Cerium dioxide (CeO2) has a variety of applications. For example ceria nanoparticles are used in catalytic converters in the automotive industry to convert harmful carbon monoxide to less harmful carbon dioxide. The semi-conductor industry uses cerium dioxide nanoparticles as fine abrasive and polishing agent in the manufacturing of computer chips. Non-nanoscaled cerium dioxide can improve the light production/output in mantles of gas lanterns as the gas flame produces almost no light itself, whereas burning cerium oxide generates a yellowish-white colour.
How can I come into contact with this material?
Ceria nanoparticles may be present in the ambient air as the material is used as a catalyst/additive in some automotive fuels. However, there is no information available on this material with regards to the environment or on other sources that may release cerium dioxide nanoparticles. The chance of human exposure to ceria nanoparticles derived from applications such as gas lanterns or computer chips is very low since mantles in gas lanterns are rarely produced nowadays and they do not make use of cerium dioxide nanoparticles at all. Equally the production of computer chips during which ceria is uses as polishing agent takes place in highly isolated rooms.
Is there any risk from this material to humans and the environment?
Little information exists on the effects of cerium dioxide nanoparticles on humans or the environment. Literature sources show that there could be positive and negative effects. There is no danger associated with small amounts of cerium dioxide. Currently it is also assumed that very little nano-scaled cerium dioxide exists in the environment.
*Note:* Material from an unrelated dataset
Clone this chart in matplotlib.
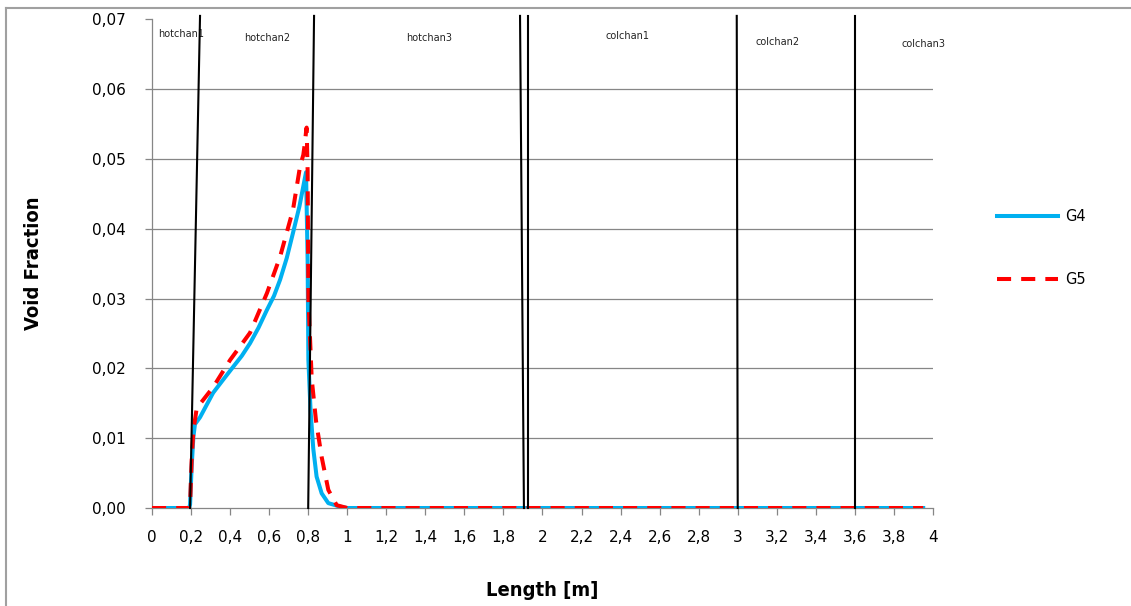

Future studies need to be performed to conclusively determine the effects of cerium dioxide nanoparticles on humans and on the environment. Currently various international research projects are focused on investigating the effects, including the long-term effects, of cerium dioxide nanoparticles.
By the way…
- Cerium, as cerium oxide, is a rare metal and was named after the dwarf planet Ceres that is located in the asteroid belt between Mars and Jupiter. It is not clear if either cerium or cerium dioxide is present on Ceres. The NASA probe Dawn, who arrived at Ceres in February 2015, could not clarify this: cerium was simply not on the agenda for this research program.